Widely considered to be the foremost landscape photographer of his generation, Michael Kenna has been looking at our world in ways quite out of the ordinary for over forty five years. His mysterious photographs, often made at dawn or in the dark hours of night, concentrate primarily on the interaction between the natural landscape and human-made structures. Kenna is both a diurnal and nocturnal photographer, fascinated by times of day when light is at its most pliant. With night-time exposures of up to twelve hours, his photographs often record details that the human eye is not able to perceive.
Kenna is particularly famous for the intimate scale of his photography and his meticulous personal printing style. He works in a traditional, non-digital photographic medium. His exquisitely hand crafted black and white prints reflect a sense of refinement, respect for history, and thorough originality. Kenna’s photographs have been shown in over seven hundred gallery and museum exhibitions throughout the world, and are included in such permanent collections as The Bibliotheque Nationale, Paris; The Metropolitan Museum of Photography, Tokyo; The National Gallery, Washington, D.C.; The Shanghai Art Museum; and The Victoria and Albert Museum, London.

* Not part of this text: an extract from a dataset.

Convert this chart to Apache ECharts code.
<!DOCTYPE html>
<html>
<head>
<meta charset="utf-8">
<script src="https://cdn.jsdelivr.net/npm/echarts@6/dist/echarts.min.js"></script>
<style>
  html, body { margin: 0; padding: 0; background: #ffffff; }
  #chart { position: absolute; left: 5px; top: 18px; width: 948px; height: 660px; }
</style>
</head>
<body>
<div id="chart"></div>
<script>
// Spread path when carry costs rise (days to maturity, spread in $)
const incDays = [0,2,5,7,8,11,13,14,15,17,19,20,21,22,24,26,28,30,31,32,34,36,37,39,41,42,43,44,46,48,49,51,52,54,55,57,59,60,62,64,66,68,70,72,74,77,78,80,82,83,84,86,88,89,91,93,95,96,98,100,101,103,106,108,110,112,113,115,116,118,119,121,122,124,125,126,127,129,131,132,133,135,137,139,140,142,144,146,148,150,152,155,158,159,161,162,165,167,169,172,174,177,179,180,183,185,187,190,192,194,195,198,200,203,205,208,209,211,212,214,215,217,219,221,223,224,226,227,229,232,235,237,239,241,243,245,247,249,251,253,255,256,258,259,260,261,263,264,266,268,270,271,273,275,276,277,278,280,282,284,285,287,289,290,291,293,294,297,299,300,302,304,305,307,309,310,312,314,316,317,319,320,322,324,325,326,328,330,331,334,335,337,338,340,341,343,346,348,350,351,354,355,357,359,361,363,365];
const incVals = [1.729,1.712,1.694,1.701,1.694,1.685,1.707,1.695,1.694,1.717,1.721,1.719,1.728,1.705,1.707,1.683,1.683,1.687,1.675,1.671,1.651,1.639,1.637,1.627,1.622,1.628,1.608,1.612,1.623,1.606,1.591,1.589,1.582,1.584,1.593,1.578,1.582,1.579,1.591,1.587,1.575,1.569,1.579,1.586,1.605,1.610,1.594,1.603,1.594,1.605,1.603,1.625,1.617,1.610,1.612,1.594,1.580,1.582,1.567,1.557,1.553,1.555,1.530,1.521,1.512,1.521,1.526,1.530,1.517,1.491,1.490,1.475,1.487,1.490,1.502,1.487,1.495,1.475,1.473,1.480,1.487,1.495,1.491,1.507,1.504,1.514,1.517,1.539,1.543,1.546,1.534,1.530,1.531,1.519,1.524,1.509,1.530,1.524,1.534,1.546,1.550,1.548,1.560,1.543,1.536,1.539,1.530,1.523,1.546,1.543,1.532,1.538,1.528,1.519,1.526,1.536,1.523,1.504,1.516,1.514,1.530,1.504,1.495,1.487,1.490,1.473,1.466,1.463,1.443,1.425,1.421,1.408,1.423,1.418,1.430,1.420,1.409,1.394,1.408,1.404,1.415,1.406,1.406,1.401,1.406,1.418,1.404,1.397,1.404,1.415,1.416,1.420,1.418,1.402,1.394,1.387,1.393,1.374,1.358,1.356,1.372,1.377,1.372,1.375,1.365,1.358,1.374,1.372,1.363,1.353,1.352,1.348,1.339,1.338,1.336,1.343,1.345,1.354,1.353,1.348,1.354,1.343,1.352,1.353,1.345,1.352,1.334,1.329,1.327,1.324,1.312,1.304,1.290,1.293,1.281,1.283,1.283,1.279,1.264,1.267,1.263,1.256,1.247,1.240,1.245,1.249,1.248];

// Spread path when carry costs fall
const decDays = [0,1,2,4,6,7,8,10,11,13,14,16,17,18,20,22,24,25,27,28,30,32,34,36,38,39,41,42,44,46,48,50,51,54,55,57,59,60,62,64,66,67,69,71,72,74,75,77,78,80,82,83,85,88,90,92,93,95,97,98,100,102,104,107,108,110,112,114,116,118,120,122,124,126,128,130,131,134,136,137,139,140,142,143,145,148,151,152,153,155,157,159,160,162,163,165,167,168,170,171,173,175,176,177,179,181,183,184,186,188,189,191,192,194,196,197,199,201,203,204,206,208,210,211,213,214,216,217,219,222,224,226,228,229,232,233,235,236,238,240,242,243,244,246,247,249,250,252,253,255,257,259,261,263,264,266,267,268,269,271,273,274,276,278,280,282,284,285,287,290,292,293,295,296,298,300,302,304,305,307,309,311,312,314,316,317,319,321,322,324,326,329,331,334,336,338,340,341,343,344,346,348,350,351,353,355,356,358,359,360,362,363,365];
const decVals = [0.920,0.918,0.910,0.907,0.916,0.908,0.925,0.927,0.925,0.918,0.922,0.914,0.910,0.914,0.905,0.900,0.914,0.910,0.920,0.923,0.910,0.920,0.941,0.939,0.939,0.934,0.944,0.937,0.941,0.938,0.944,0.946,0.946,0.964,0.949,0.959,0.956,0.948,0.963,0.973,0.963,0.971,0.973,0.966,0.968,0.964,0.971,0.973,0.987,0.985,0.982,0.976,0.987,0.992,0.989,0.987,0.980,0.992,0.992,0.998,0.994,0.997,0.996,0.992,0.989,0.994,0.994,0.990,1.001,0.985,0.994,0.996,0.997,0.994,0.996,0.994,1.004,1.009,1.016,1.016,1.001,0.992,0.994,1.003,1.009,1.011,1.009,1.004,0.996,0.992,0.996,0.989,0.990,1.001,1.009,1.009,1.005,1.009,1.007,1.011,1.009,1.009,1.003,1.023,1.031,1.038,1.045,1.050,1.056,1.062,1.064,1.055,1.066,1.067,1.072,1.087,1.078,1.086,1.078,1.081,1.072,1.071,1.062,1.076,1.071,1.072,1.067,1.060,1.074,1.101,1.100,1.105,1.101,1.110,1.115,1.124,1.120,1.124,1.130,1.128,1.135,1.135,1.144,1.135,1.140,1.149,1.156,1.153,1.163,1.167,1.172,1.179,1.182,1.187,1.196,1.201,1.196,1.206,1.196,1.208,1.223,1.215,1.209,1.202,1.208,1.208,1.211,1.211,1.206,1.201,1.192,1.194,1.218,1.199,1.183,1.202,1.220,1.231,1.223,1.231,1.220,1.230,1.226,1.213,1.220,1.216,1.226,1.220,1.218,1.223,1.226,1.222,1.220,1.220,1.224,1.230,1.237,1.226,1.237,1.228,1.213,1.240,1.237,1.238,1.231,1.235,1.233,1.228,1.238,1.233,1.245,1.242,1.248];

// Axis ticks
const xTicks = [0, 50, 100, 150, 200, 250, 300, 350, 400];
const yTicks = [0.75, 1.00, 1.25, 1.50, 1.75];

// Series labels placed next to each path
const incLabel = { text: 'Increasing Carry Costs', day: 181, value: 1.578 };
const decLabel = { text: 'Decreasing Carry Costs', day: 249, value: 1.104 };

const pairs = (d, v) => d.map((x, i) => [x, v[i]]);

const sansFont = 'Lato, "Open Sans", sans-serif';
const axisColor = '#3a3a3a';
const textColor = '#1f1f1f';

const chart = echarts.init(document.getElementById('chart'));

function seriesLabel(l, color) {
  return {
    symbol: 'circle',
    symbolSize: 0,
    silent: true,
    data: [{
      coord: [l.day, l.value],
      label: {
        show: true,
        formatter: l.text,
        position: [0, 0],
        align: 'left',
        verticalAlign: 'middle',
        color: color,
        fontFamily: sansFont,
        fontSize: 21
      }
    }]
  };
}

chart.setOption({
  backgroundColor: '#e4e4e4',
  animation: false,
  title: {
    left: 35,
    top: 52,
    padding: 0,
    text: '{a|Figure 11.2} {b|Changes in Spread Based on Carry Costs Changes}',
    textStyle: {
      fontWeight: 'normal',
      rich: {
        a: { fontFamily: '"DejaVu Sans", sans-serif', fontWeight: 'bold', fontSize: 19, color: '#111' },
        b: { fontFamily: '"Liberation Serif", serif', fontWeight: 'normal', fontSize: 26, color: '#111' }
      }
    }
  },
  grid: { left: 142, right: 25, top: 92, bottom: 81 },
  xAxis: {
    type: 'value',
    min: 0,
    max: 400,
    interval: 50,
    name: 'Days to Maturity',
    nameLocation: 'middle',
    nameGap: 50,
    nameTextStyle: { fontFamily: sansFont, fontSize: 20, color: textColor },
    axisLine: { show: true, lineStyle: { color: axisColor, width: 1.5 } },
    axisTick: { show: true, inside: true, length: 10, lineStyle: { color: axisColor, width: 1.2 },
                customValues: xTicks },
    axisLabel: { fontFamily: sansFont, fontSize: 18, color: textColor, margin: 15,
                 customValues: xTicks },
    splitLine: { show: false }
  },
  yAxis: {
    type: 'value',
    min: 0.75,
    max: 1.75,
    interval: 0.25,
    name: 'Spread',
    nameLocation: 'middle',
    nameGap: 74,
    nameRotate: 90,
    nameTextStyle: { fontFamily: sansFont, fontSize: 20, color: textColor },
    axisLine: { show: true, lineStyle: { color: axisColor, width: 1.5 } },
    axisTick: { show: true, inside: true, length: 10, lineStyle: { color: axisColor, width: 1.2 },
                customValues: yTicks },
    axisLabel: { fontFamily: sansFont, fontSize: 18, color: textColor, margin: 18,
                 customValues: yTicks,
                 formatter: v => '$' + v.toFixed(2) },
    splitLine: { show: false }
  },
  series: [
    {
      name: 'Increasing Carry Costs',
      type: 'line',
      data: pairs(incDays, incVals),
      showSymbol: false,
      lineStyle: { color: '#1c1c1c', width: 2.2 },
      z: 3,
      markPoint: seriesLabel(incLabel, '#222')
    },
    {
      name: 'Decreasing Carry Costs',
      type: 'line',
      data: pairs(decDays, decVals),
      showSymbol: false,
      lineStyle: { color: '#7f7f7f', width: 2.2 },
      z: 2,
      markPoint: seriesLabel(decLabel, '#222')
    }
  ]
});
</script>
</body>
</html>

Over fifty monographs and exhibition catalogs have been published on Kenna’s work, including; Michael Kenna – A Twenty Year Retrospective (Treville, 1994 and Nazraeli Press, 2000); Impossible to Forget (Marval and Nazraeli Press, 2001); Japan (Nazraeli Press and Treville Editions, 2003); Retrospective Two (Nazraeli, and Treville Editions, 2004); Michael Kenna – A Retrospective (BnF, 2009); Immagini del Settimo Giorno (Skira, 2010); China (Posts and Telecom Press, 2014); France (Nazraeli Press 2014); and Forms of Japan (Prestel – Random House, 2015).
In 2001, Kenna was made a Chevalier in the Order of Arts and Letters by the Ministry of Culture in France. Born in Widnes, England in 1953, he currently lives in Seattle, Washington, USA, and continues to photograph throughout the world.